Иногда рассказы пишутся долго, но чаще все-таки на одном дыхании, влет. Рассказ «Поезд в Теплый Край» писался именно так. Наверное, это самый страшный из написанных мной рассказов. Возможно, это самый лучший мой рассказ. Но я не мог раньше и не смогу сейчас объяснить, как и почему он был написан. Рассказ пришел сам, я лишь посредник между текстом и Вами. Посредник и наблюдатель. Меня там не было.
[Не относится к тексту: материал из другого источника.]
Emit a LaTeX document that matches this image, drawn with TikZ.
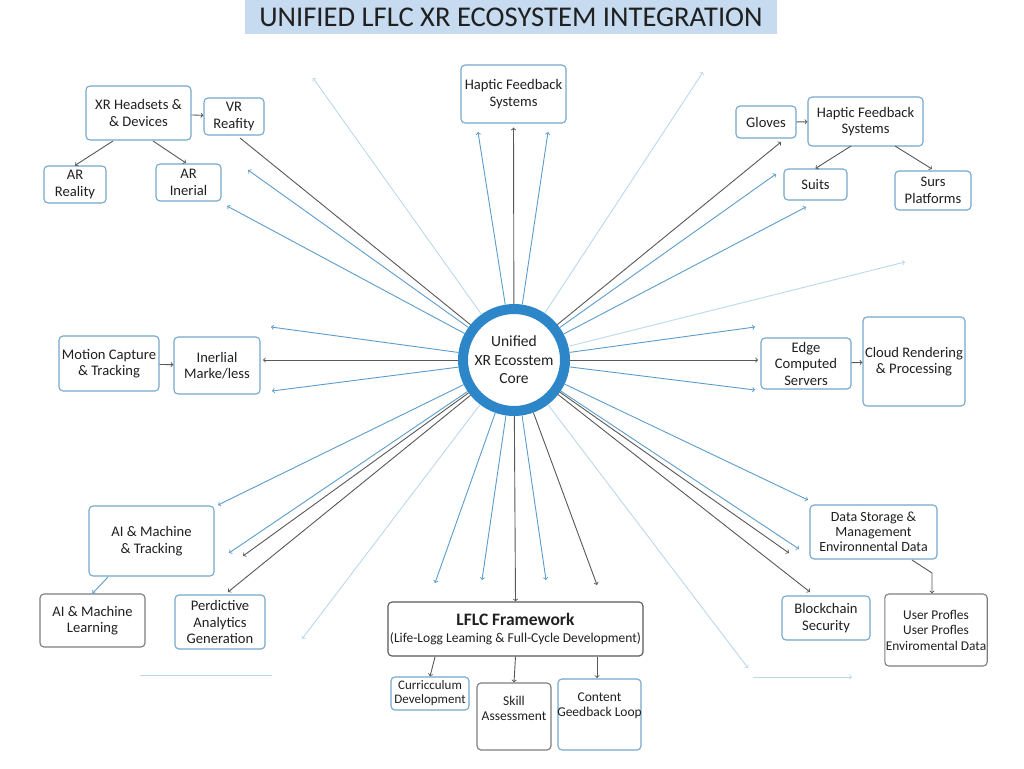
\documentclass[tikz,border=0pt]{standalone}
\usepackage{fontspec}
\setmainfont{Carlito}
\usepackage{tikz}
\definecolor{boxblue}{RGB}{116,168,204}
\definecolor{boxgray}{RGB}{125,125,125}
\definecolor{coreblue}{RGB}{44,134,200}
\definecolor{rayblue}{RGB}{92,156,204}
\definecolor{raygray}{RGB}{88,88,88}
\definecolor{rayfaint}{RGB}{188,216,236}
\definecolor{titlefill}{RGB}{198,219,239}
\definecolor{ink}{RGB}{32,32,32}

\begin{document}
\begin{tikzpicture}[
      x=1pt, y=-1pt,
      box/.style={draw=#1, rounded corners=4pt, fill=white, align=center, line width=1.1pt,
                  text=ink, inner sep=2pt, font=\fontsize{14.6}{16.5}\selectfont},
      box/.default=boxblue,
      ray/.style={->, line width=0.9pt, draw=#1},
      link/.style={->, line width=0.9pt, draw=raygray}
    ]
      \useasboundingbox[fill=white] (0,0) rectangle (1024,768);

      % title
      \node[fill=titlefill, minimum width=532pt, minimum height=34pt, text=ink,
            font=\fontsize{28.6}{30}\selectfont] (title) at (511,17) {UNIFIED LFLC XR ECOSYSTEM INTEGRATION};

      % core
      \node[circle, draw=coreblue, line width=10pt, fill=white, minimum size=102pt, align=center,
            text=ink, font=\fontsize{15.5}{18.5}\selectfont] (core) at (514,360) {Unified\\XR Ecosstem\\Core};

      % top left
      \node[box, minimum width=105pt, minimum height=54pt] (xr) at (138.5,113) {XR Headsets \&\\\& Devices};
      \node[box, minimum width=60pt, minimum height=37pt] (vr) at (234,116.5) {VR\\Reafity};
      \node[box, minimum width=62pt, minimum height=37pt] (arr) at (75,184.5) {AR\\Reality};
      \node[box, minimum width=65pt, minimum height=37pt] (ari) at (188.5,182.5) {AR\\Inerial};

      % top centre and right
      \node[box, minimum width=105pt, minimum height=58pt] (hap) at (513.5,94) {Haptic Feedback\\Systems};
      \node[box, minimum width=60pt, minimum height=32pt] (glo) at (766,122) {Gloves};
      \node[box, minimum width=115pt, minimum height=49pt] (hapr) at (865.5,121.5) {Haptic Feedback\\Systems};
      \node[box, minimum width=63pt, minimum height=31pt] (sui) at (815.5,184.5) {Suits};
      \node[box, minimum width=76pt, minimum height=39pt] (sur) at (933,190.5) {Surs\\Platforms};

      % middle
      \node[box, minimum width=100pt, minimum height=55pt] (mot) at (109,363.5) {Motion Capture\\\& Tracking};
      \node[box, minimum width=86pt, minimum height=57pt] (ine) at (217,365.5) {Inerlial\\Marke/less};
      \node[box, minimum width=90pt, minimum height=51pt] (edg) at (806,363.5) {Edge\\Computed\\Servers};
      \node[box, minimum width=102pt, minimum height=89pt] (clo) at (914,361.5) {Cloud Rendering\\\& Processing};

      % bottom left
      \node[box, minimum width=125pt, minimum height=70pt] (ait) at (151.5,541) {AI \& Machine\\\& Tracking};
      \node[box=boxgray, minimum width=105pt, minimum height=53pt] (ail) at (92.5,620.5) {AI \& Machine\\Learning};
      \node[box, minimum width=90pt, minimum height=54pt] (per) at (220,622) {Perdictive\\Analytics\\Generation};

      % bottom centre
      \node[box=raygray, minimum width=255pt, minimum height=54pt] (lflc) at (515.5,629)
        {{\fontsize{17.5}{20}\selectfont\bfseries LFLC Framework}\\[1pt]{\fontsize{13.5}{15}\selectfont(Life-Logg Leaming \& Full-Cycle Development)}};
      \node[box, minimum width=78pt, minimum height=33pt, inner sep=1pt, font=\fontsize{13}{14}\selectfont] (cur) at (430,693.5) {Curricculum\\Development};
      \node[box=boxgray, minimum width=74pt, minimum height=67pt,
            label={[text=ink, align=center, anchor=north, font=\fontsize{13.5}{15}\selectfont, yshift=-10pt]north:Skill\\Assessment}] (ski) at (514,716.5) {};
      \node[box, minimum width=83pt, minimum height=71pt,
            label={[text=ink, align=center, anchor=north, font=\fontsize{13.5}{15}\selectfont, yshift=-11pt]north:Content\\Geedback Loop}] (con) at (599.5,714.5) {};

      % bottom right
      \node[box, minimum width=127pt, minimum height=54pt, font=\fontsize{14}{15}\selectfont] (dat) at (873.5,532) {Data Storage \&\\Management\\Environnental Data};
      \node[box, minimum width=88pt, minimum height=44pt] (blo) at (826,618) {Blockchain\\Security};
      \node[box=boxgray, minimum width=100pt, minimum height=72pt, inner sep=1pt, font=\fontsize{13.4}{15.5}\selectfont] (usr) at (936,630) {User Profles\\User Profles\\Enviromental Data};

      % rays out of the core
      \foreach \x/\y/\c [count=\i] in {
          478/132/rayblue, 548/132/rayblue, 313/78/rayfaint, 703/72/rayfaint,
          248/170/rayblue, 227/206/rayblue,
          781/142/raygray, 776/174/rayblue, 806/207/rayblue, 905/262/rayfaint,
          271/327/rayblue, 263/360/raygray, 272/391/rayblue,
          755/327/rayblue, 758/360/raygray, 755/390/rayblue,
          218/505/rayblue, 229/553/rayblue, 243/556/raygray, 228/592/raygray, 302/639/rayfaint,
          435/583/rayblue, 482/580/rayblue, 546/580/rayblue, 597/585/raygray,
          808/500/rayblue, 799/549/rayblue, 789/553/raygray, 810/592/raygray, 748/668/rayfaint} {
        \coordinate (ray\i) at (\x,\y);
        \draw[ray=\c] (core) -- (ray\i);
      }
      \draw[ray=raygray, shorten >=4pt] (core) -- (hap.south);
      \draw[ray=raygray] (core) -- (lflc.north);
      \coordinate (vrhit) at (240,138);
      \draw[line width=0.9pt, draw=raygray] (core) -- (vrhit);

      % faint bottom lines
      \coordinate (fl1) at (140,675);
      \coordinate (fl2) at (272,675);
      \coordinate (fr1) at (753,677);
      \coordinate (fr2) at (852,677);
      \draw[line width=0.9pt, draw=rayfaint] (fl1) -- (fl2);
      \draw[ray=rayfaint] (fr1) -- (fr2);

      % small links between boxes
      \draw[link] (xr) -- (vr);
      \draw[link] (113,141) -- (arr.north);
      \draw[link] (153,141) -- (186,163);
      \draw[link] (glo) -- (hapr);
      \draw[link] (851,146) -- (sui.north);
      \draw[link] (895,146) -- (932,169);
      \draw[link] (mot) -- (ine);
      \draw[link] (edg) -- (clo);
      \draw[ray=rayblue] (108,577) -- (ail.north);
      \draw[link] (435,657) -- (cur.north);
      \draw[link] (lflc.south) -- (ski.north);
      \draw[link] (597,657) -- (597,678);
      \draw[link] (912,560) -- (932,573) -- (usr.north -| 932,573);
    \end{tikzpicture}
\end{document}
Только знаете, там было очень холодно…

Поезд в Теплый Край

1. Купе

– Идет дождь, – сказала жена. – Дождь…

Тихо, почти равнодушно. Она давно говорила таким тоном. С той минуты на пропахшем мазутом перроне, когда стало ясно – дети не успевают. И даже если они пробились на площадь между вокзалами – никакая сила не пронесет их сквозь клокочущий людской водоворот. Здесь, на узком пространстве между стенами, рельсами, оцепленными охраной поездами, все метались и метались не доставшие билета. Когда-то люди, теперь просто – остающиеся. Временами кто-нибудь, не то с отчаяния, не то в слепой вере в удачу, бросался к поездам: зелено-серым, теплым, несущим в себе движение и надежду… Били автоматные очереди, и толпа на мгновение отступала. Потом по вокзальному радио объявили, что пустят газ, но толпа словно не слышала, не понимала… Он втащил жену в тамбур, в очередной раз показал проводнице билеты. И они скрылись в келейном уюте четырехместного купе. Два места пустовали, и драгоценные билеты мятыми бумажками валялись на углу откидного столика. А за окном поезда уже бесновались, растирая слезящиеся глаза, оставшиеся. В неизбежные щели подтекал Си-Эс, и они с женой торопливо лили на носовые платки припасенную минералку, прикрывали лицо жалкими самодельными респираторами. А поезд уже тронулся, и последние автоматчики запрыгивали в отведенные им хвостовые вагоны. Толпа затихла – то ли газ подействовал, то ли осознала, что ничего не изменишь. И тогда со свинцово-серого неба повалил крупный снег. Первый августовский снег…

– Ты спишь? – спросила жена. – Будешь чай?